Master carver Tom Huff sold one of his stone carvings to Lyons in November. No less than a day removed from that transaction, Lyons asked Huff to return and examine this mysterious donation immediately after Cook’s unannounced arrival to Central New York.

The classically-trained Seneca-Cayuga stone sculptor is quite literally a resident expert to the craft. Born and raised on the Seneca Nation’s Cattaraugus Territory, Huff eventually relocated and opened a home studio on the Onondaga reservation.

His highly sought-after artwork has been showcased at the New York State Museum in Albany, Syracuse’s Everson Museum of Art and the Seneca-Iroquois National Museum on the Nation’s Allegany Territory, among many other institutions and private collections. 
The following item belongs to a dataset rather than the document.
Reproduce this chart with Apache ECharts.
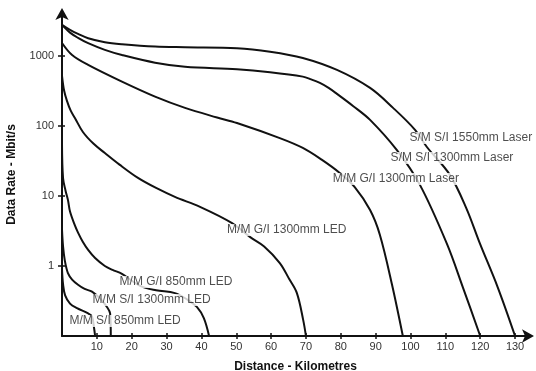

A former adjunct professor at the Onondaga Community College where he taught courses on stone carving and the history of Iroquois art, Huff said “it’s an impressive piece,” adding that while the realistic approach isn’t his style, he still admired the artform’s intention.

Tom Huff wipes down the stone sculpture, at the Onondaga Nation Arena, Dec. 15, 2022. Mike Greenlar | Central Current

Huff immediately identified the stone as Alabaster mined from Utah, a popular material he commonly carved while attending the Institute of the American Indian Arts in Sante Fe, New Mexico.
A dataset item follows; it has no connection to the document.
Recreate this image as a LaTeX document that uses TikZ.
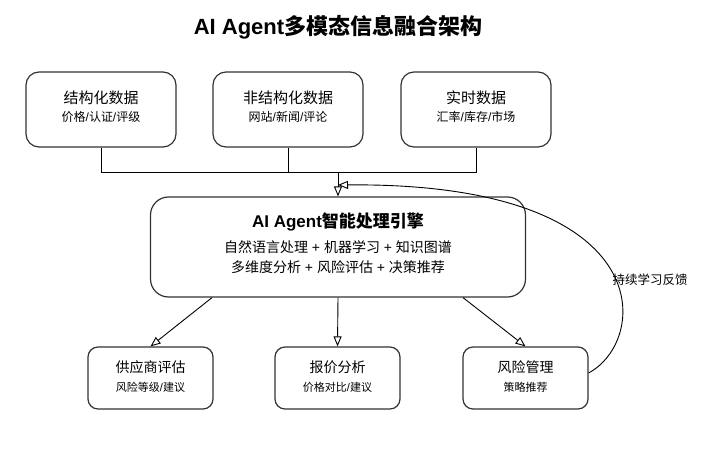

Shades of the translucent stone illuminate distinct hues of red and green, Huff elaborated, adding that the nameless chiseler “read the grain good” regardless of whether the carver had any formal art school training.
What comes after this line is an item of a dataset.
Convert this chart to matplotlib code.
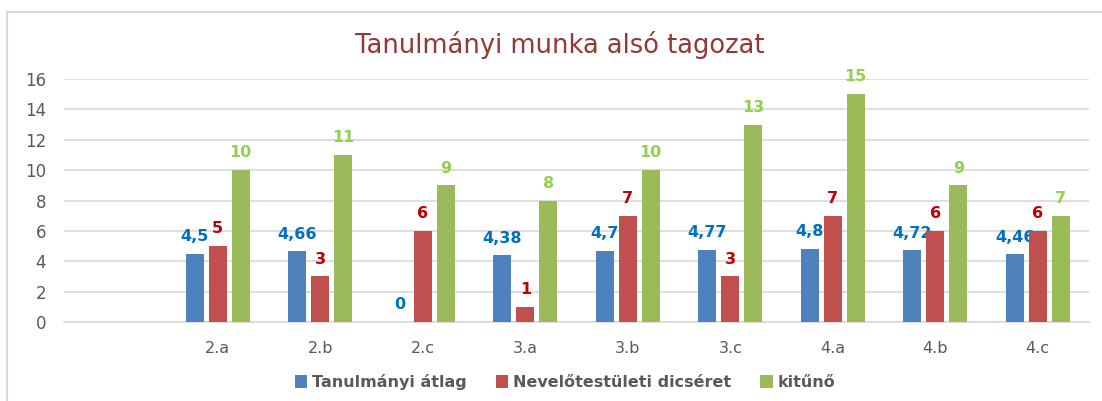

“Reading a stone is probably what he did,” Huff explained. “I look at a stone for two weeks and then I carve it in two days. Once it’s gone, it’s gone.”

Beyond an unmistakably-shaped mohawk haircut, the backside of this stone tells another story with the initials “MB” scratched into the sculpture. Behind the face and ball are three etched symbols: a turtle as well as bear and wolf prints, each representing a clan among the Mohawk, or Kanienʼkehá꞉ka.

“It could’ve been anybody who did it,” said Huff, “but identifying the clans, that might make it more specific.”

Meaning, this carver may more likely have a relationship to the Keepers of the Eastern Door among the Akwesasne community at the Saint Regis Mohawk Tribe clustered along the St. Lawrence River or across the Grand River in the nearby Canadian provinces of Ontario and Quebec.

Once heralded as proud carving communities, those times for the Haudenosaunee have since faded with only a handful of artisans still around, said Huff. Too few to count, now he’s someone who safeguards that artform today — a lifelong commitment to preservation, including works that aren’t his own.

He spent a few weeks during December tending to the sculpture on Thursday afternoons at the arena, taking out bruises that appear in the stone due to typical wear and tear. Using a scraping-like motion, this technique essentially files the stone’s surface to dull out these white spots, with Huff mentioning that “I can only take bruises down before it gets deeper.”

“I’m sure the original owners would’ve been happy it will be enjoyed,” said Lattimer, who learned about Huff’s treatment of the puzzling sculpture through Central Current’s reporting. 

With Huff recently completing his minor restoration work, Lyons revealed that they’re ready to store the stone carving inside the arena’s main lobby showcase collection. A mirror may be installed in the back of the case to highlight the imagery of the Mohawk clans and “hopefully that will enhance the display,” according to Lyons.

Although the sculptor’s identity still remains an unsolved mystery, master carver Huff insisted that the Mohawk man made of alabaster, who sits as a motionless monument to the Creator’s Game, is welcome to stay after being guided by “fate and destiny” to reach the Haudenosaunee homelands. 

“It surely came back to the right territory,” said Huff. “It came back to the right place, the right people.”